Regulatory Landscape and Compliance
5.1 Regulatory Frameworks
The regulatory frameworks governing trader voice communication are crucial for maintaining transparency, integrity, and fair practices within financial markets. These frameworks vary across jurisdictions and are designed to address specific concerns related to trader communication.
The three most widely followed are Market Abuse Regulation (MAR) and MiFID II (Markets in Financial Instruments Directive II) for the European Union and Dodd-Frank Wall Street Reform and Consumer Protection Act in the USA.
The key responsibilities for firms are:
- The recording and retention of trader voice communications. This includes phone conversations and other electronic communications related to trading activities.
- Trading firms are required to store recordings for a specified period, making them accessible for regulatory audits, trade reconstruction and investigations.
- Regulatory frameworks often require financial institutions to implement robust communications surveillance systems to monitor trader activities for potential market abuse, insider trading, or other illicit practices.

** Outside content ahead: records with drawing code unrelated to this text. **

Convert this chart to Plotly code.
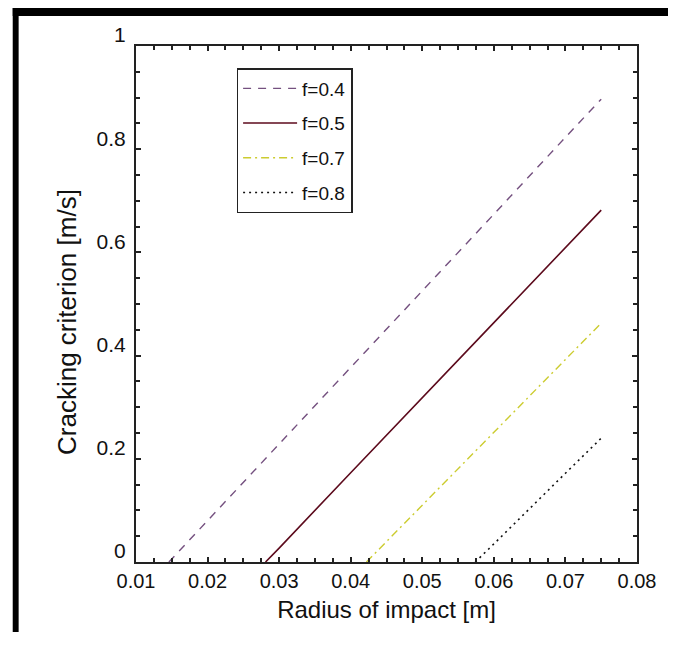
import plotly.graph_objects as go

# ---- data ----
radius_f04 = [0.0146, 0.02, 0.03, 0.04, 0.05, 0.06, 0.07, 0.075]
crit_f04 = [0.0, 0.080, 0.229, 0.377, 0.526, 0.674, 0.823, 0.897]

radius_f05 = [0.0281, 0.03, 0.04, 0.05, 0.06, 0.07, 0.075]
crit_f05 = [0.0, 0.027, 0.173, 0.318, 0.464, 0.610, 0.682]

radius_f07 = [0.0422, 0.05, 0.06, 0.07, 0.075]
crit_f07 = [0.0, 0.110, 0.251, 0.392, 0.463]

radius_f08 = [0.0574, 0.06, 0.07, 0.075]
crit_f08 = [0.0, 0.035, 0.172, 0.240]

series_names = ["f=0.4", "f=0.5", "f=0.7", "f=0.8"]
x_ticks = [0.01, 0.02, 0.03, 0.04, 0.05, 0.06, 0.07, 0.08]
x_tick_text = ["0.01", "0.02", "0.03", "0.04", "0.05", "0.06", "0.07", "0.08"]
y_ticks = [0, 0.2, 0.4, 0.6, 0.8, 1]
y_tick_text = ["0", "0.2", "0.4", "0.6", "0.8", "1"]
x_title = "Radius of impact [m]"
y_title = "Cracking criterion [m/s]"

FONT = "Liberation Sans, Arial, sans-serif"

fig = go.Figure()
styles = [
    dict(color="#74507f", dash="8px,7px", width=1.4),
    dict(color="#5c0a1c", dash="solid", width=1.6),
    dict(color="#cccc30", dash="8px,4px,2px,4px", width=1.4),
    dict(color="#111111", dash="2px,4px", width=1.6),
]
for i, (xs, ys) in enumerate([(radius_f04, crit_f04), (radius_f05, crit_f05),
                              (radius_f07, crit_f07), (radius_f08, crit_f08)]):
    fig.add_trace(go.Scatter(x=xs, y=ys, mode="lines", name=series_names[i],
                             line=styles[i], legendgroup=f"g{i}"))

# page has an 8px body margin; keep the figure inside the window (no scrollbars)
OFF = 8
W, H = 660, 624
L, T = 136 - OFF, 46 - OFF
R = W - (644 - OFF)
B = H - (562 - OFF)
pw, ph = W - L - R, H - T - B

def px2x(p):  # page pixel -> paper x
    return (p - OFF - L) / pw

def py2y(p):  # page pixel -> paper y
    return (H - B - (p - OFF)) / ph

shapes = [
    dict(type="rect", xref="paper", yref="paper", x0=px2x(11), x1=px2x(700),
         y0=py2y(16), y1=py2y(0), fillcolor="black", line_width=0, layer="above"),
    dict(type="rect", xref="paper", yref="paper", x0=px2x(11), x1=px2x(17),
         y0=py2y(700), y1=py2y(0), fillcolor="black", line_width=0, layer="above"),
]

fig.update_layout(
    width=W, height=H,
    margin=dict(l=L, r=R, t=T, b=B),
    paper_bgcolor="white", plot_bgcolor="white",
    shapes=shapes,
    showlegend=True,
    legend=dict(
        x=px2x(238), y=py2y(68), xanchor="left", yanchor="top",
        bgcolor="white", bordercolor="#222222", borderwidth=1.5,
        font=dict(family=FONT, size=19, color="#111111"),
        itemwidth=54, tracegroupgap=7,
    ),
    annotations=[
        dict(text=y_title, xref="paper", yref="paper", x=px2x(66), y=py2y(322),
             textangle=-90, showarrow=False, xanchor="center", yanchor="middle",
             font=dict(family=FONT, size=26, color="#111111")),
    ],
    xaxis=dict(
        range=[0.01, 0.08], tickmode="array", tickvals=x_ticks, ticktext=x_tick_text,
        ticks="inside", ticklen=5, tickwidth=1.5, tickcolor="#222222",
        minor=dict(dtick=0.0025, ticks="inside", ticklen=4, tickwidth=1.5, tickcolor="#222222"),
        showline=True, linecolor="#222222", linewidth=2, mirror="ticks",
        showgrid=False, zeroline=False,
        tickfont=dict(family=FONT, size=20, color="#111111"),
        title=dict(text=x_title, font=dict(family=FONT, size=24, color="#111111"),
                   standoff=10),
    ),
    yaxis=dict(
        range=[0, 1], tickmode="array", tickvals=y_ticks, ticktext=y_tick_text,
        ticks="inside", ticklen=5, tickwidth=1.5, tickcolor="#222222",
        minor=dict(dtick=0.05, ticks="inside", ticklen=4, tickwidth=1.5, tickcolor="#222222"),
        showline=True, linecolor="#222222", linewidth=2, mirror="ticks",
        showgrid=False, zeroline=False,
        ticklabelshift=-11, ticklabelstandoff=4,
        tickfont=dict(family=FONT, size=21, color="#111111"),
    ),
)

fig.write_html("out.html")
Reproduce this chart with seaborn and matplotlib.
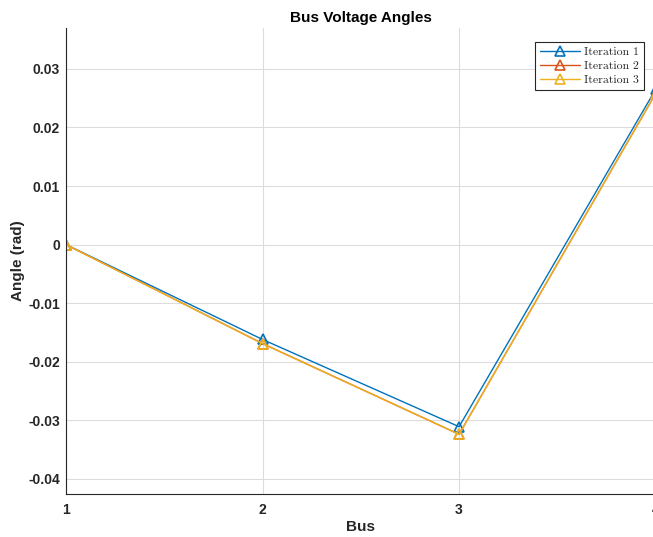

In addition to these specific financial frameworks in the EU firms face large fines if they breach data protection and privacy laws. For example, firms must obtain consent to record personal data under GDPR (General Data Protection Regulation).
Congratulations! You've completed Trader Voice 101, gaining a foundational understanding of the key concepts and technologies that drive communication in the world of finance. Armed with this knowledge, you're better equipped to navigate the complexities of trader voice and appreciate its crucial role in the global financial ecosystem.